One of the most popular uses for experiments, and the one that AdWords will prompt you to use in the settings menu, is to test out different bidding strategies. A colleague recently ran an experiment to test Target CPA versus Manual CPC bidding to see if the former would improve performance. She found that the results of the test largely depended on conversion volume within each campaign, with Target CPA only working effectively in high conversion volume campaigns (at least 30 conversions in the past 30 days). Thus, we ultimately used Target CPA in four of the six campaigns and maintained Manual CPC bidding in the lower conversion volume campaigns. Here you can see how not committing 100% allows for a more selective approach, in addition to more opportunities for learning and discovery.
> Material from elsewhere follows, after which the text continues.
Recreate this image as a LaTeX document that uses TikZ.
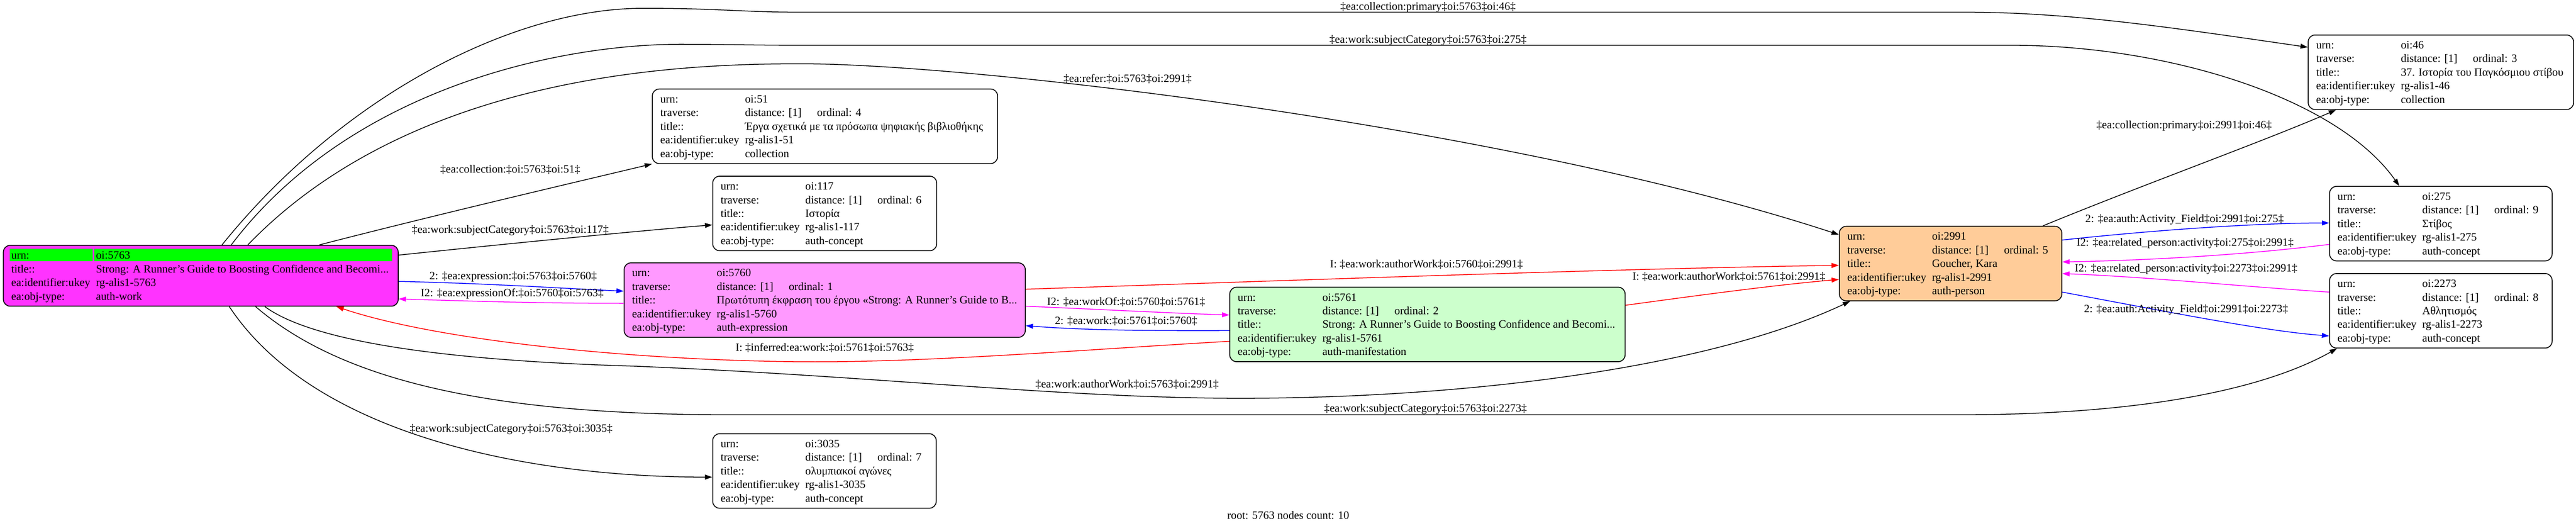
\documentclass[tikz,border=0pt]{standalone}
\usepackage{fontspec}
\setmainfont{Liberation Serif}
\usetikzlibrary{calc,arrows.meta}
\definecolor{cmag}{RGB}{255,51,255}
\definecolor{cpink}{RGB}{255,153,255}
\definecolor{cgreenl}{RGB}{204,255,204}
\definecolor{corange}{RGB}{255,204,153}
\definecolor{cgreen}{RGB}{0,255,0}
\definecolor{ered}{RGB}{255,0,0}
\definecolor{eblue}{RGB}{0,0,255}
\definecolor{emag}{RGB}{255,0,255}
\tikzset{
 card/.style={draw=black, line width=1.8pt, rounded corners=14pt, inner sep=0pt, anchor=north west, minimum height=153pt},
 txt/.style={anchor=base west, inner sep=0pt, font=\fontsize{23}{28}\selectfont},
 lbl/.style={anchor=center, inner sep=0pt, font=\fontsize{23}{28}\selectfont},
 edge/.style={line width=1.6pt, -{Triangle[length=15pt,width=10pt]}},
}
\newcommand\cardrow[4]{%
  \node[txt] (#1-l#2) at ($(#1.north west)+(17,{29+28*#2})$) {#3};
  \node[txt] (#1-v#2) at ($(#1.north west)+(191,{29+28*#2})$) {#4};}
\newcommand\cardord[2]{\node[txt] (#1-o) at ($(#1.north west)+(339,57)$) {ordinal: #2};}
\newcommand\stdcard[6]{%
  \cardrow{#1}{0}{urn:}{#2}
  \cardrow{#1}{1}{traverse:}{distance: [1]}
  \cardord{#1}{#3}
  \cardrow{#1}{2}{title::}{#4}
  \cardrow{#1}{3}{ea:identifier:ukey}{#5}
  \cardrow{#1}{4}{ea:obj-type:}{#6}}
\begin{document}
\begin{tikzpicture}[x=1pt,y=-1pt]
\useasboundingbox[fill=white] (0,0) rectangle (5291,1080);
% nodes
\node[card, fill=cmag, minimum width=811pt, minimum height=125pt] (n5763) at (6,503) {};
\fill[cgreen] ($(n5763.north west)+(14,8)$) rectangle ($(n5763.north west)+(185,33)$);
\fill[cgreen] ($(n5763.north west)+(188,8)$) rectangle ($(n5763.north west)+(799,33)$);
\cardrow{n5763}{0}{urn:}{oi:5763}
\cardrow{n5763}{1}{title::}{Strong: A Runner's Guide to Boosting Confidence and Becomi...}
\cardrow{n5763}{2}{ea:identifier:ukey}{rg-alis1-5763}
\cardrow{n5763}{3}{ea:obj-type:}{auth-work}

\node[card, minimum width=709pt] (n51) at (1339,182) {};
\stdcard{n51}{oi:51}{4}{Έργα σχετικά με τα πρόσωπα ψηφιακής βιβλιοθήκης}{rg-alis1-51}{collection}
\node[card, minimum width=460pt] (n117) at (1463,361) {};
\stdcard{n117}{oi:117}{6}{Ιστορία}{rg-alis1-117}{auth-concept}
\node[card, fill=cpink, minimum width=824pt] (n5760) at (1281,539) {};
\stdcard{n5760}{oi:5760}{1}{Πρωτότυπη έκφραση του έργου «Strong: A Runner's Guide to B...}{rg-alis1-5760}{auth-expression}
\node[card, minimum width=459pt] (n3035) at (1463,890) {};
\stdcard{n3035}{oi:3035}{7}{ολυμπιακοί αγώνες}{rg-alis1-3035}{auth-concept}
\node[card, fill=cgreenl, minimum width=812pt] (n5761) at (2525,589) {};
\stdcard{n5761}{oi:5761}{2}{Strong: A Runner's Guide to Boosting Confidence and Becomi...}{rg-alis1-5761}{auth-manifestation}
\node[card, fill=corange, minimum width=457pt] (n2991) at (3777,464) {};
\stdcard{n2991}{oi:2991}{5}{Goucher, Kara}{rg-alis1-2991}{auth-person}
\node[card, minimum width=545pt] (n46) at (4740,71) {};
\stdcard{n46}{oi:46}{3}{37. Ιστορία του Παγκόσμιου στίβου}{rg-alis1-46}{collection}
\node[card, minimum width=457pt] (n275) at (4784,382) {};
\stdcard{n275}{oi:275}{9}{Στίβος}{rg-alis1-275}{auth-concept}
\node[card, minimum width=457pt] (n2273) at (4784,561) {};
\stdcard{n2273}{oi:2273}{8}{Αθλητισμός}{rg-alis1-2273}{auth-concept}

% edges
\draw[edge] ($(n5763.north west)+(450,0)$) .. controls (700,200) and (1050,17) .. (1321,17) .. controls (1480,17) and (1520,25) .. (1645,25) -- (4032,25) .. controls (4250,25) and (4450,55) .. ($(n46.north west)+(0,26)$);
\draw[edge] ($(n5763.north west)+(469,0)$) .. controls (720,180) and (1150,91) .. (1396,91) .. controls (1500,91) and (1550,93) .. (1645,93) -- (4131,93) .. controls (4450,93) and (4800,200) .. ($(n275.north west)+(144,0)$);
\draw[edge] ($(n5763.north west)+(503,0)$) .. controls (850,150) and (1400,131) .. (1645,131) .. controls (2000,131) and (3100,260) .. ($(n2991.north west)+(0,18)$);
\draw[edge] ($(n5763.north west)+(650,0)$) .. controls (900,440) and (1200,370) .. (n51.south west);
\draw[edge] ($(n5763.north east)+(0,21)$) .. controls (1000,505) and (1300,475) .. ($(n117.north west)+(0,101)$);
\draw[edge, eblue] ($(n5763.north east)+(0,75)$) .. controls (1000,582) and (1150,592) .. ($(n5760.north west)+(0,59)$);
\draw[edge, emag] ($(n5760.north west)+(0,84)$) .. controls (1100,623) and (950,618) .. ($(n5763.north east)+(0,111)$);
\draw[edge, ered] ($(n5761.north west)+(0,112)$) .. controls (2200,720) and (1900,745) .. (1644,743) .. controls (1300,740) and (900,700) .. ($(n5763.south west)+(685,0)$);
\draw[edge] ($(n5763.south west)+(538,0)$) .. controls (640,700) and (900,740) .. (1300,752) .. controls (1800,772) and (2200,820) .. (2571,818) .. controls (3000,816) and (3500,760) .. ($(n2991.south west)+(23,0)$);
\draw[edge] ($(n5763.south west)+(519,0)$) .. controls (700,780) and (1000,852) .. (1500,852) -- (4022,852) .. controls (4400,852) and (4650,800) .. ($(n2273.south west)+(16,0)$);
\draw[edge] ($(n5763.south west)+(465,0)$) .. controls (650,900) and (1100,980) .. ($(n3035.north west)+(0,90)$);
\draw[edge, emag] ($(n5760.north east)+(0,90)$) .. controls (2250,635) and (2400,643) .. ($(n5761.north west)+(0,58)$);
\draw[edge, eblue] ($(n5761.north west)+(0,90)$) .. controls (2300,680) and (2200,676) .. ($(n5760.north east)+(0,130)$);
\draw[edge, ered] ($(n5760.north east)+(0,55)$) .. controls (2600,578) and (3300,552) .. ($(n2991.north west)+(0,81)$);
\draw[edge, ered] ($(n5761.north east)+(0,38)$) .. controls (3500,605) and (3650,585) .. ($(n2991.north west)+(0,110)$);
\draw[edge] ($(n2991.north east)+(-40,0)$) .. controls (4400,380) and (4650,290) .. ($(n46.south west)+(58,0)$);
\draw[edge, eblue] ($(n2991.north east)+(0,29)$) .. controls (4450,470) and (4650,458) .. ($(n275.north west)+(0,76)$);
\draw[edge, emag] ($(n275.north west)+(0,120)$) .. controls (4600,525) and (4400,535) .. ($(n2991.north east)+(0,74)$);
\draw[edge, emag] ($(n2273.north west)+(0,39)$) .. controls (4600,588) and (4400,568) .. ($(n2991.north east)+(0,98)$);
\draw[edge, eblue] ($(n2991.north east)+(0,136)$) .. controls (4450,640) and (4650,680) .. ($(n2273.north west)+(0,129)$);

% edge labels
\node[lbl] (l1) at (2933,15) {‡ea:collection:primary‡oi:5763‡oi:46‡};
\node[lbl] (l2) at (2933,83) {‡ea:work:subjectCategory‡oi:5763‡oi:275‡};
\node[lbl] (l3) at (2316,162) {‡ea:refer:‡oi:5763‡oi:2991‡};
\node[lbl] (l4) at (1048,348) {‡ea:collection:‡oi:5763‡oi:51‡};
\node[lbl] (l5) at (1048,473) {‡ea:work:subjectCategory‡oi:5763‡oi:117‡};
\node[lbl] (l6) at (1054,569) {2: ‡ea:expression:‡oi:5763‡oi:5760‡};
\node[lbl] (l7) at (1052,603) {I2: ‡ea:expressionOf:‡oi:5760‡oi:5763‡};
\node[lbl] (l8) at (2930,543) {I: ‡ea:work:authorWork‡oi:5760‡oi:2991‡};
\node[lbl] (l9) at (3551,568) {I: ‡ea:work:authorWork‡oi:5761‡oi:2991‡};
\node[lbl] (l10) at (2313,620) {I2: ‡ea:workOf:‡oi:5760‡oi:5761‡};
\node[lbl] (l11) at (2313,659) {2: ‡ea:work:‡oi:5761‡oi:5760‡};
\node[lbl] (l12) at (1694,714) {I: ‡inferred:ea:work:‡oi:5761‡oi:5763‡};
\node[lbl] (l13) at (2315,790) {‡ea:work:authorWork‡oi:5763‡oi:2991‡};
\node[lbl] (l14) at (2928,840) {‡ea:work:subjectCategory‡oi:5763‡oi:2273‡};
\node[lbl] (l15) at (1050,882) {‡ea:work:subjectCategory‡oi:5763‡oi:3035‡};
\node[lbl] (l16) at (4486,258) {‡ea:collection:primary‡oi:2991‡oi:46‡};
\node[lbl] (l17) at (4487,451) {2: ‡ea:auth:Activity\_Field‡oi:2991‡oi:275‡};
\node[lbl] (l18) at (4488,500) {I2: ‡ea:related\_person:activity‡oi:275‡oi:2991‡};
\node[lbl] (l19) at (4490,553) {I2: ‡ea:related\_person:activity‡oi:2273‡oi:2991‡};
\node[lbl] (l20) at (4490,636) {2: ‡ea:auth:Activity\_Field‡oi:2991‡oi:2273‡};
\node[lbl] (cap) at (2646,1058) {root: 5763 nodes count: 10};
\end{tikzpicture}
\end{document}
Ad rotation can be another great use for your diabolical AdWords experiments. Recently, we witnessed a top-performing campaign dip in its conversion rates and rise in CPA. We thought this was due, in part, to a low quality score stemming from a below average expected CTR. As we had been testing a few pieces of ad copy using the “Rotate Indefinitely” setting with no consistent winner, we decided to run an experiment in which half the traffic was on this setting, while half was switched to “Optimize for Best Performing Ad”. After running the experiment for over a month, we saw a 44% lower CPA in the ads running under “Optimize for Best Performing Ad”. When we made the switch in ad rotation in the actual campaign, we promptly saw a pick-up in performance. Hypothesis: Confirmed.
Our final example is less traditional, but shows how unique scenarios can benefit from a little creative thinking, mad scientist-style. A few months back, a client approached me with five sets of display ads they wanted to target to the same audience as another campaign that had only one set of ads; the client wanted to split the traffic evenly between the original and new ad sets. Since running all of these ads in the same ad group would reduce the original campaign’s traffic down to just a sixth, a colleague suggested an experiment as a workaround. We set up a draft of the original campaign where we deleted all the old ads and added in the five new sets, so we were able to split the traffic 50/50 as requested. We avoided both drastically reducing traffic to the original set, as well as the possibility of competing against ourselves for placements. The scientific method at work!
The above examples represent just three methods for using experiments in your accounts to both optimize performance and divide traffic. A useful rule to keep in mind is to make only one meaningful change between your draft and the original campaign, as this makes it easy to isolate the variable affecting performance. As with any A/B test, too many variables can muddy the waters and invalidate the experiment. With that in mind, strap on your goggles, heat up your Bunsen burner, and start experimenting!